Credit: —CHRIS LINDAHL

NORTHAMPTON — After four years of smashing success in Amherst, Glazed Doughnut Shop is set to open a second location in downtown Northampton.

Owners Keren and Nick Rhodes hope to open the second Glazed at the former home of SIP cafe at 8 Crafts Ave. in early to mid-August, where they’ll serve up their doughnuts and other treats.

“It’s natural growth, I think, in this area to be on both sides of the bridge,” Keren Rhodes said Monday. “We’ve been looking to expand for a while but the right factors had to coincide – money, location, a whole bunch of things.”

For the last six months, Rhodes said they’ve been refining their methods, buying new equipment and changing procedures with an eye toward efficiency and building a self-directed crew.

Part of that included switching filled doughnuts from a round to a bar shape, so they can be cut by a machine rather than individually by hand. That will allow Glazed to increase its production dramatically, according to Rhodes.

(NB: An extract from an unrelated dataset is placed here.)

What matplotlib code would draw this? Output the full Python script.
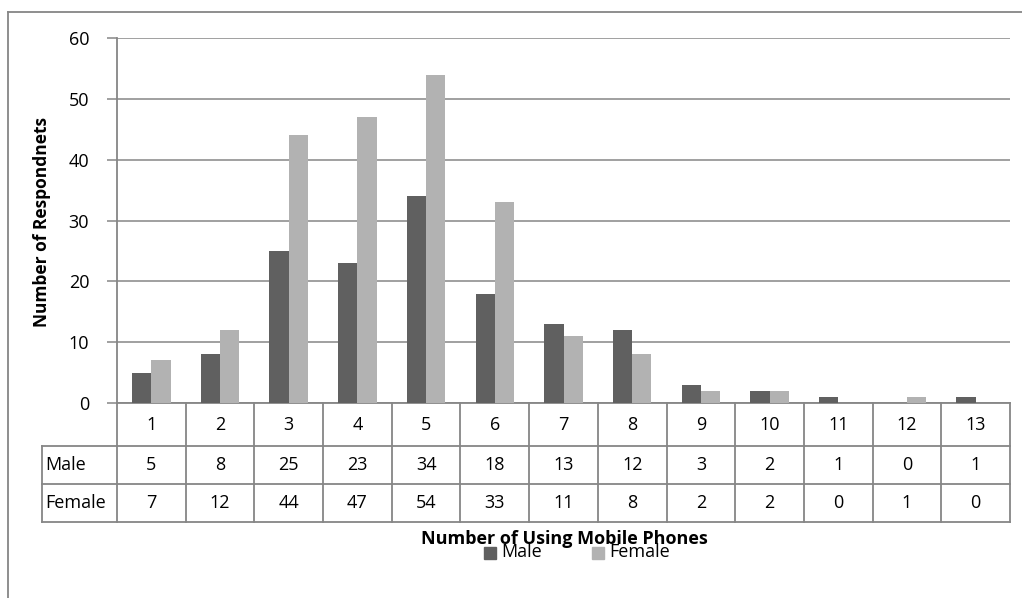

For example, with the switch from round cookie dough-topped doughnuts to bars, the work to shape the week’s cookie dough has been cut down from six hours to 30 minutes, Rhodes said.

And keeping up with demand is already a challenge with just one store. On the busiest Saturdays during the school year Glazed will sell about 250 dozen doughnuts. “It has to be automated,” Rhodes said.

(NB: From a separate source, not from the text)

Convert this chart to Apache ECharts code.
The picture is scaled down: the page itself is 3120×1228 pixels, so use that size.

The regular doughnuts will be made in Amherst, while the gluten-free selection will be made at the Northampton location. That will allow Glazed to decrease cross-contamination while expanding its gluten-free offerings, Rhodes said.

But growth definitely doesn’t mean a reduction in quality or freshness, Rhodes said.

“We’ll make them here and half-an-hour later they’ll be in Northampton,” she said.

The Rhodeses earlier this year raised the base wage paid at Glazed to $12 an hour in an effort to give employees a financial boost, while also expecting more of them. Their strategy worked, Rhodes said. 

“We have a really, really solid crew now for the first time in four years,” she said. “Quality and attention to detail has gone way up.”

In the summer, Glazed has 10 workers in Amherst. That increases to 13 during the school year.

Two new hires are training to work at the Northampton location and Rhodes said she expects to hire about five more.

While Northampton doughnut eaters will get the same Glazed treats they’ve come to know and love, the Northampton store will include some new features.

“It’s not driven by the college students in the same way,” Rhodes said of the city.

While the line at Glazed is often out the door after last call in Amherst, Rhodes said they’re aiming to have the Northampton shop open from 8 a.m. to 10 p.m., because it’s not close to many of downtown Northampton’s bars. But if there’s demand, Rhodes said Glazed will cater to that late night crowd.

And with the opening of Glazed in Northampton, Rhodes said it will be the only place in the city to get Rao’s coffee.

“I’m hoping in Northampton we’ll have more of a coffee business,” she said. But “it’s not another cafe, it’s something different.”

Rhodes said she’s hopeful that people will flock to Glazed for an after-dinner treat. Because even those who are health conscious can’t seem to deny the occasional doughnut, she said.

“There’s something emotional and nostalgic about doughnuts for everybody,” she said.